There isn’t anybody close.

Texas is sitting at 4-2 and is capable of winning out. Of course, with the exception of Kansas next week, Texas can also lose every game left on its schedule. The question is: does Texas tank like last year, or turn on the gas. We shall see.

Houston blew out Marshall 63-28 to go 7-0. Case Keenum now has 17,173 yards of total offense, setting an all-time NCAA mark. Keenum will shatter every meaningful quarterback record this season. And if the Cougars go 13-0, they’ll play some mediocre team in some mediocre bowl.

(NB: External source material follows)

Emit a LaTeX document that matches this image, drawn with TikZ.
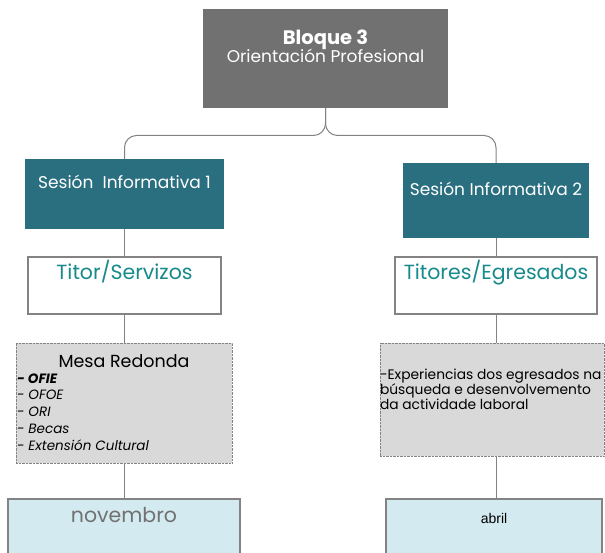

Such is the Beauty Contest.

TCU set an all-time school record by scoring 69 points against New Mexico, proving that Kansas doesn’t really have the worst defense in the country.

A&M failed to blow a big halftime lead in a 33-17 win over Iowa State.

Georgia plays Florida next weekend in the World’s Biggest Cocktail Party Held Around Two Teams That Don’t Matter.

This week, Oklahoma messed up the closest thing we’ve had in recent memory to a regular season playoff. One semi-final is still happening: two weeks from now, Alabama will play LSU for a projected berth in the MNC game. On December 3, OU was supposed to play OSU for the other. Now? Stanford plays Oregon on November 12. Win that, and the Cardinal are a home win against Notre Dame away from a date in New Orleans.

Of course, that assumes that OSU doesn’t run the table. If so, the computers will deservedly love OSU more. Is OSU better than Stanford? I don’t think so, but the PAC-12 largely stinks this season, so Stanford will get no respect for their wins and a pitiful non-conference schedule. That, coupled with their only decent OOC opponent – Notre Dame – dropping games against mediocre ACC, Big 10 and PAC-12 teams will cast Stanford in the complainer’s role.

What if Stanford and OSU both lose? Does Boise State face the Alabama/LSU winner? As we say in the South, “Well, wouldn’t that be special.”

That’s the sort of thing you get when you turn a sport into a Beauty Contest.